Dr. Kamran Shazand, Ph.D.:

We are a team of six people here. We're all PhD level researchers with various expertise that compliment each other. And at our network of hospitals and clinics that we have at Shriners, all our physicians are world renowned experts in their respective fields.

Dr. Marc Lalande, Ph.D.:

We are very fortunate to have cutting edge technology. Our new NovaSeq sequencer, we can sequence 160 whole genomes in two days. And because we have thousands of samples to sequence, that allows us to go faster, get the results more quickly. We also have bioinformatics capabilities, which are key to genetics in interpreting the data coming out. This technology is allowing us to make discoveries that are going to change the lives of the kids we treat.

Dr. Thania Ordaz, M.D., Shriners Children's Mexico:

Shriners Mexico is unique because of its population. Most of our patients have a complex disease. The interesting thing is to study this genetic basis with the whole genome sequencing and also to understand the same disease, but in other patient. It is important to have sequencing the parents because when we have trio samples, it's easier for sequencing methodology to identify some of the variants that are disease-causing mutations.

Dr. Noemi Dahan-Oliel, Ph.D., OT, Clinician Scientist, Shriners Children's Canada:

Arthrogryposis or arthrogryposis multiplex congenital is really a term that means being born with contractures to the joints in multiple different body areas. It is a set of rare conditions because it occurs in one in 3,000 to one in 5,200 life births. However, at the Shriners across our different hospitals in the network, we've served a population of over 3,000 children.

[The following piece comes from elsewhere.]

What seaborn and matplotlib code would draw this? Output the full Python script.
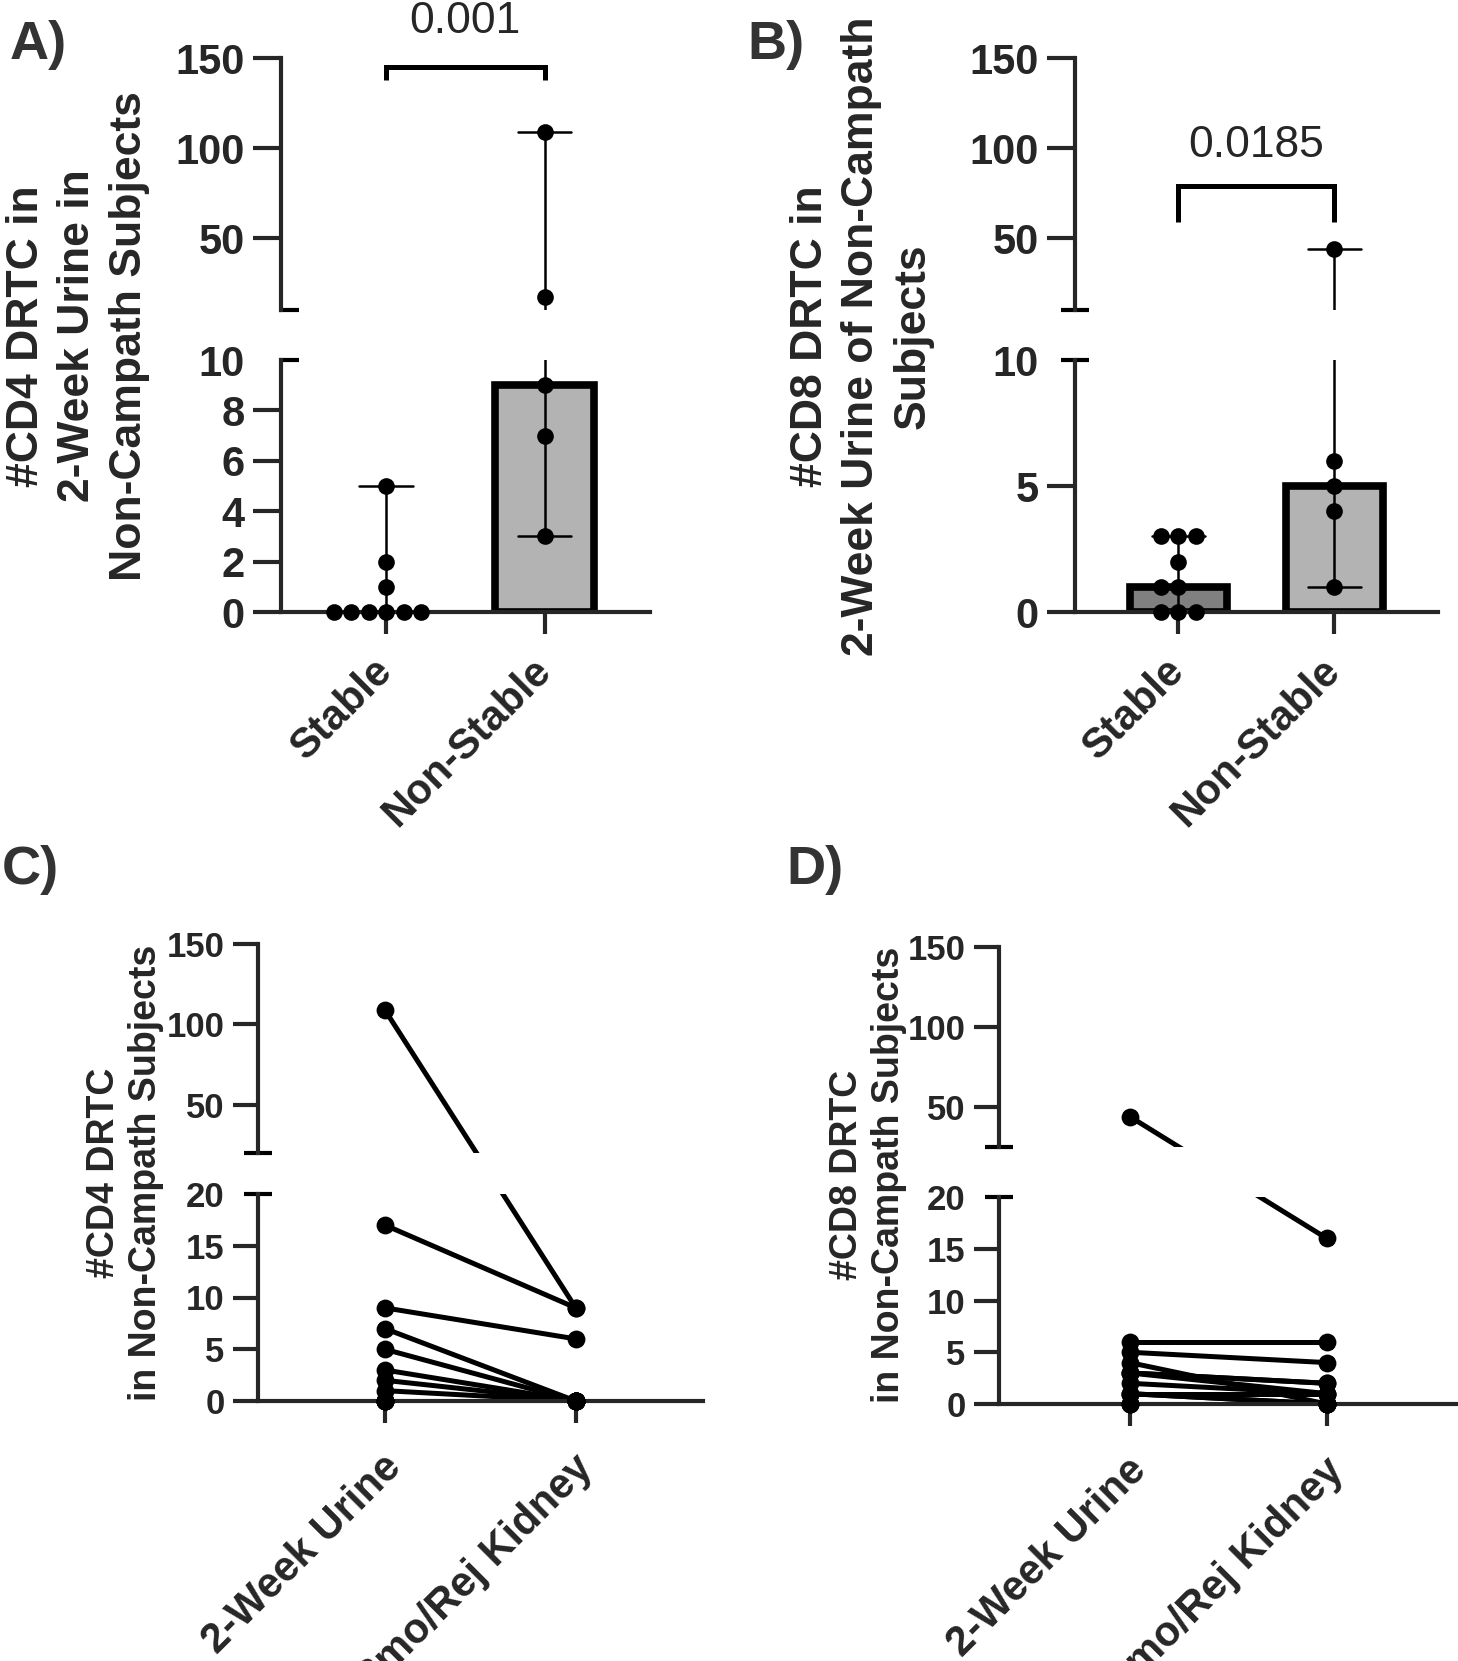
import numpy as np
import pandas as pd
import matplotlib
matplotlib.use("Agg")
import matplotlib.pyplot as plt
from matplotlib.transforms import ScaledTranslation
import seaborn as sns

# ---------------- data ----------------
groups = ["Stable", "Non-Stable"]
cd4_stable = [0, 0, 0, 0, 0, 0, 1, 2, 5]
cd4_nonstable = [3, 7, 9, 17, 109]
cd8_stable = [0, 0, 0, 1, 1, 2, 3, 3, 3]
cd8_nonstable = [1, 4, 5, 6, 44]

timepoints = ["2-Week Urine", "3mo/Rej Kidney"]
cd4_urine = [109, 17, 9, 7, 3, 5, 2, 1, 0, 0, 0, 0, 0, 0]
cd4_kidney = [9, 9, 6, 0, 0, 0, 0, 0, 0, 0, 0, 0, 0, 0]
cd8_urine = [44, 6, 5, 4, 3, 3, 3, 2, 1, 1, 1, 0, 0, 0]
cd8_kidney = [16, 6, 4, 0, 2, 2, 1, 1, 0, 1, 0, 0, 0, 0]

p_values = ["0.001", "0.0185"]
ylabels = ["#CD4 DRTC in\n2-Week Urine in\nNon-Campath Subjects",
           "#CD8 DRTC in\n2-Week Urine of Non-Campath\nSubjects",
           "#CD4 DRTC\nin Non-Campath Subjects",
           "#CD8 DRTC\nin Non-Campath Subjects"]
panel_letters = ["A)", "B)", "C)", "D)"]

# ---------------- style ----------------
sns.set_style("white")
plt.rcParams["font.family"] = ["Liberation Sans", "DejaVu Sans"]
plt.rcParams["font.weight"] = "bold"

W, H = 1458, 1661
fig = plt.figure(figsize=(W / 100, H / 100), dpi=100)
XLIM = (-0.664, 1.666)
LW = 3.0
EPS = 1e-6


def px_axes(l, t, r, b):
    return fig.add_axes([l / W, 1 - b / H, (r - l) / W, (b - t) / H])


def make_break_scale(lo_lo, lo_hi, up_lo, k_lo, k_up, gap):
    """Piecewise-linear scale so both halves of a broken axis share one screen space."""
    h_lo = (lo_hi - lo_lo) * k_lo

    def fwd(y):
        y = np.asarray(y, dtype=float)
        lower = (y - lo_lo) * k_lo
        upper = h_lo + gap + (y - up_lo) * k_up
        mid = h_lo + (y - lo_hi) / (up_lo - lo_hi) * gap
        return np.where(y <= lo_hi, lower, np.where(y >= up_lo, upper, mid))

    def inv(z):
        z = np.asarray(z, dtype=float)
        lower = z / k_lo + lo_lo
        upper = (z - h_lo - gap) / k_up + up_lo
        mid = lo_hi + (z - h_lo) / gap * (up_lo - lo_hi)
        return np.where(z <= h_lo, lower, np.where(z >= h_lo + gap, upper, mid))

    return fwd, inv


def style_pair(ax_t, ax_b, up_lim, lo_lim, up_ticks, lo_ticks, tick_fs, tick_len,
               xlabels, xlab_fs, xpad, brk, axw, shift):
    for ax in (ax_t, ax_b):
        ax.set_xlim(*XLIM)
        ax.set_xlabel("")
        ax.set_ylabel("")
        ax.spines["top"].set_visible(False)
        ax.spines["right"].set_visible(False)
        ax.spines["left"].set_linewidth(LW)
        ax.spines["bottom"].set_linewidth(LW)
        ax.set_facecolor("none")
        ax.tick_params(axis="y", direction="out", length=tick_len, width=LW,
                       labelsize=tick_fs, pad=6, left=True)
    ax_t.spines["bottom"].set_visible(False)
    ax_t.tick_params(axis="x", bottom=False, labelbottom=False)
    ax_t.set_ylim(*up_lim)
    ax_b.set_ylim(*lo_lim)
    ax_t.set_yticks(up_ticks)
    ax_t.set_yticklabels([str(v) for v in up_ticks])
    ax_b.set_yticks(lo_ticks)
    ax_b.set_yticklabels([str(v) for v in lo_ticks])
    ax_b.yaxis.get_major_ticks()[len(lo_ticks) - 1].tick1line.set_visible(False)
    ax_b.set_xticks([0, 1])
    ax_b.set_xticklabels(xlabels, rotation=45, ha="right", fontsize=xlab_fs)
    ax_b.tick_params(axis="x", direction="out", length=16, width=LW, pad=xpad, bottom=True)
    off = ScaledTranslation(shift[0] / 100, shift[1] / 100, fig.dpi_scale_trans)
    for lab in ax_b.get_xticklabels():
        lab.set_transform(lab.get_transform() + off)
    # axis-break marks
    x0, x1 = brk
    for ax, y in ((ax_t, 0), (ax_b, 1)):
        ax.plot([x0 / axw, x1 / axw], [y, y], transform=ax.transAxes, color="black",
                lw=LW, clip_on=False, solid_capstyle="butt")


def bar_panel(left, right, ut, ub, lt, lb, up_lim, lo_lim, up_ticks, lo_ticks,
              stable, nonstable, colors, p_text, p_y, br_y, br_leg, brk):
    ax_t = px_axes(left, ut, right, ub)
    ax_b = px_axes(left, lt, right, lb)
    df = pd.DataFrame({"group": ["Stable"] * len(stable) + ["Non-Stable"] * len(nonstable),
                       "count": stable + nonstable})
    pal = dict(zip(groups, colors))
    for ax, (lo, hi) in ((ax_t, up_lim), (ax_b, lo_lim)):
        sns.barplot(data=df, x="group", y="count", hue="group", order=groups,
                    hue_order=groups, palette=pal, estimator="median",
                    errorbar=lambda v: (v.min(), v.max()), capsize=0.34,
                    err_kws={"color": "black", "linewidth": 1.8},
                    edgecolor="black", linewidth=5.5, width=0.62, legend=False,
                    saturation=1, ax=ax)
        for p in ax.patches:
            if p.get_height() == 0 or p.get_height() < lo:
                p.set_visible(False)
        sub = df[(df["count"] >= lo) & (df["count"] <= hi)]
        n0 = len(ax.collections)
        sns.swarmplot(data=sub, x="group", y="count", order=groups, color="black",
                      size=12, ax=ax)
        for c in ax.collections[n0:]:
            c.set_clip_on(False)
            c.set_zorder(5)
    style_pair(ax_t, ax_b, up_lim, lo_lim, up_ticks, lo_ticks, 30, 20,
               groups, 30, 12, brk, right - left, (14, 0))
    ax_t.plot([0, 0, 1, 1], [br_leg, br_y, br_y, br_leg], color="black", lw=3.6,
              clip_on=False, solid_joinstyle="miter", solid_capstyle="butt")
    ax_t.text(0.5, p_y, p_text, ha="center", va="baseline", fontsize=32,
              fontweight="normal", clip_on=False)
    return ax_t, ax_b


def line_panel(left, right, ut, ub, lt, lb, up_lim, lo_lim, up_ticks, lo_ticks,
               urine, kidney, brk):
    ax_t = px_axes(left, ut, right, ub)
    ax_b = px_axes(left, lt, right, lb)
    n = len(urine)
    df = pd.DataFrame({"subject": list(range(n)) * 2,
                       "time": [timepoints[0]] * n + [timepoints[1]] * n,
                       "count": urine + kidney})
    up_lo = up_lim[0] if up_lim[0] > lo_lim[1] else lo_lim[1] + EPS
    up_lim = (up_lo, up_lim[1])
    k_lo = (lb - lt) / (lo_lim[1] - lo_lim[0])
    k_up = (ub - ut) / (up_lim[1] - up_lim[0])
    fwd, inv = make_break_scale(lo_lim[0], lo_lim[1], up_lo, k_lo, k_up, lt - ub)
    for ax, (lo, hi) in ((ax_t, up_lim), (ax_b, lo_lim)):
        sns.lineplot(data=df, x="time", y="count", units="subject", estimator=None,
                     color="black", linewidth=3.6, sort=False, ax=ax)
        sub = df[(df["count"] >= lo) & (df["count"] <= hi)]
        sns.scatterplot(data=sub, x="time", y="count", color="black", s=165,
                        linewidth=0, clip_on=False, zorder=5, ax=ax)
        ax.set_yscale("function", functions=(fwd, inv))
    style_pair(ax_t, ax_b, up_lim, lo_lim, up_ticks, lo_ticks, 25, 18,
               timepoints, 30, 24, brk, right - left, (25, 9))
    return ax_t, ax_b


# Panel A
bar_panel(281, 650, 58, 310, 360, 612, (10, 150), (0, 10), [50, 100, 150],
          [0, 2, 4, 6, 8, 10], cd4_stable, cd4_nonstable, ["#808080", "#B3B3B3"],
          p_values[0], 164, 145, 138, (-2, 18))
# Panel B
bar_panel(1075, 1438, 58, 310, 360, 612, (10, 150), (0, 10), [50, 100, 150],
          [0, 5, 10], cd8_stable, cd8_nonstable, ["#808080", "#B3B3B3"],
          p_values[1], 95, 79, 59, (-14, 14))
# Panel C
line_panel(258, 703, 944, 1153, 1194, 1401, (20, 150), (0, 20), [50, 100, 150],
           [0, 5, 10, 15, 20], cd4_urine, cd4_kidney, (-14, 14))
# Panel D
line_panel(999, 1458, 947, 1147, 1197, 1404, (25, 150), (0, 20), [50, 100, 150],
           [0, 5, 10, 15, 20], cd8_urine, cd8_kidney, (-14, 14))

# y labels
ylab_pos = [(78, 336, 32, 1.33), (862, 336, 32, 1.33), (125, 1173, 27, 1.2),
            (868, 1175, 27, 1.2)]
for (x, y, fs, ls), txt in zip(ylab_pos, ylabels):
    fig.text(x / W, 1 - y / H, txt, rotation=90, ha="center", va="center",
             multialignment="center", fontsize=fs, fontweight="bold", linespacing=ls)

# panel letters
letter_pos = [(10, 20), (747, 20), (2, 845), (786, 845)]
for (x, y), txt in zip(letter_pos, panel_letters):
    fig.text(x / W, 1 - y / H, txt, ha="left", va="top", fontsize=39,
             fontweight="bold", color="#333333")

fig.savefig("out.png", dpi=100, facecolor="white")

In order to understand more in arthrogryposis, we've started a registry that was funded from the Shriners Children. And we're so proud of this work because it includes hospitals across North America and most recently in Mexico.

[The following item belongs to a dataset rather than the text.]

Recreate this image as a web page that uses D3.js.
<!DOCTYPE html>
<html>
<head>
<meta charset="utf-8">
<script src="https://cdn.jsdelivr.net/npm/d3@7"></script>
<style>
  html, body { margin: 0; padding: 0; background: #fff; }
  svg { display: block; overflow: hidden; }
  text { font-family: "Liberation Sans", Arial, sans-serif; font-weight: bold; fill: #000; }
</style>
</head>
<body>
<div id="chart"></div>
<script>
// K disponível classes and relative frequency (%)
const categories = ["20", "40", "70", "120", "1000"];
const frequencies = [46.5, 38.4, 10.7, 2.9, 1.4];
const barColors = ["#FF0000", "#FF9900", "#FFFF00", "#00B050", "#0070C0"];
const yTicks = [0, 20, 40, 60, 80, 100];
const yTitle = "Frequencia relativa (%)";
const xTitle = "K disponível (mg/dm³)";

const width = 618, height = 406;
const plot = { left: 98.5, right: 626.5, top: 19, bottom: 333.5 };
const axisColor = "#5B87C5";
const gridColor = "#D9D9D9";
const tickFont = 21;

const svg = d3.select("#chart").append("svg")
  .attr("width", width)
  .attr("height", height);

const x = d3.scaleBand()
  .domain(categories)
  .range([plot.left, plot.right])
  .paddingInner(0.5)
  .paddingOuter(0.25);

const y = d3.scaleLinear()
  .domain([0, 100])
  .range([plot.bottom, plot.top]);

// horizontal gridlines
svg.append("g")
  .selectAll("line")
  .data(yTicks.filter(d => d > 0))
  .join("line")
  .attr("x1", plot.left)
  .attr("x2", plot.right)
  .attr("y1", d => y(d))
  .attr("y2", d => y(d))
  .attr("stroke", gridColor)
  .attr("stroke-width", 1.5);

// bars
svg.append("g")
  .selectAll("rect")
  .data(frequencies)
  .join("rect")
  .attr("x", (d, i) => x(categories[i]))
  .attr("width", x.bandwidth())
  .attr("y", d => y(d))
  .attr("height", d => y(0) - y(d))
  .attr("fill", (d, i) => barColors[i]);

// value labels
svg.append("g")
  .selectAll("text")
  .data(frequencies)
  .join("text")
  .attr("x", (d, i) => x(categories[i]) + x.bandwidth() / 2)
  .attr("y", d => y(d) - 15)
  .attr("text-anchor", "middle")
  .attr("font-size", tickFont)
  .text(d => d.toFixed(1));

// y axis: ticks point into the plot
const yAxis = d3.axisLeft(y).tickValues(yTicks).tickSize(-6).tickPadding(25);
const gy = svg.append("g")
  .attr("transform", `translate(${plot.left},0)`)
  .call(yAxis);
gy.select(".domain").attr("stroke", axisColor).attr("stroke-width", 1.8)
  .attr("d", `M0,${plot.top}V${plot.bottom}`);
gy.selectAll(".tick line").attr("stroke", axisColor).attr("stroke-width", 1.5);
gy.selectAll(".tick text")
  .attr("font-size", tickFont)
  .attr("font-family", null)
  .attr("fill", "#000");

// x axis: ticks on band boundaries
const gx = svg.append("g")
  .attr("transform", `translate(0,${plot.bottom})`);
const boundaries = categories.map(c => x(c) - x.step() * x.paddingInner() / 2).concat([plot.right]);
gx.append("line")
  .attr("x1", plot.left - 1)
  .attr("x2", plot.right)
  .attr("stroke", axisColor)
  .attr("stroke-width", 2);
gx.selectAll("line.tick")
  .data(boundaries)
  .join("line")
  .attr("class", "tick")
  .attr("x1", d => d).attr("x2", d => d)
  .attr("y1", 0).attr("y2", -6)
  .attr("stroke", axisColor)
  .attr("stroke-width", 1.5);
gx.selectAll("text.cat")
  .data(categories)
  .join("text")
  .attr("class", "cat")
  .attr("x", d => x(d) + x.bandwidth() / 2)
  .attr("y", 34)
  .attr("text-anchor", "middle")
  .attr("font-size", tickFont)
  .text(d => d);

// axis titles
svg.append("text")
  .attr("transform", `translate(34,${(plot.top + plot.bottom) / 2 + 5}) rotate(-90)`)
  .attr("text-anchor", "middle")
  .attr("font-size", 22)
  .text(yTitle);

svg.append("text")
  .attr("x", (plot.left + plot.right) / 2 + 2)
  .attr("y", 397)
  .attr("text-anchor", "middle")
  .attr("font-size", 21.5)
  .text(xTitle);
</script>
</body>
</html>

Following patient consent, we have the collection of saliva and those are shipped to the Genomics Institute in Tampa for sequencing. And then our own bioinformatic expert here does the analysis and then we can share those research findings with the families.

Amé Hutchinson, Mom (also with distal AMC) of two youths with arthrogryposis:

My own experience growing up, they always said to me that it was not hereditary. But now I know that that is the case. We have since participated in these research projects and have identified the gene in myself and my children. The more research they do, the more information we have, the better armed they are to help families.

Dr. Marc Lalande, Ph.D.:

In the four years since we built this genomics institute from basically the ground up, we've made important discoveries already that have been published and are moving towards helping our kids with disorders such as cerebral palsy and scoliosis.

Dr. Jon R. Davids, M.D., Assistant Chief of Orthopedics, Shriners Children's Northern California:

If you had asked me 10 years ago whether there would be a role for genetic analysis for children with cerebral palsy, I would've said no, but I would've been wrong. Up to a third of the children who we see with the diagnosis of cerebral palsy actually have some type of genetic abnormality. I would anticipate in the future that these data will help us with clinical decision-making, guiding our interventions and improving our outcomes.

Dr. Kamran Shazand, Ph.D.:

With the help of the best technologies right now on the genomics market and the best expertise, we should be able to discover quickly the genetic background for the majority, if not all of these pediatric disorders. And the hope is to use this data with the help of gene editing technologies that are being developed right now. In parallel, we can start doing some gene editing and correct those mutations and give a better health to our patients.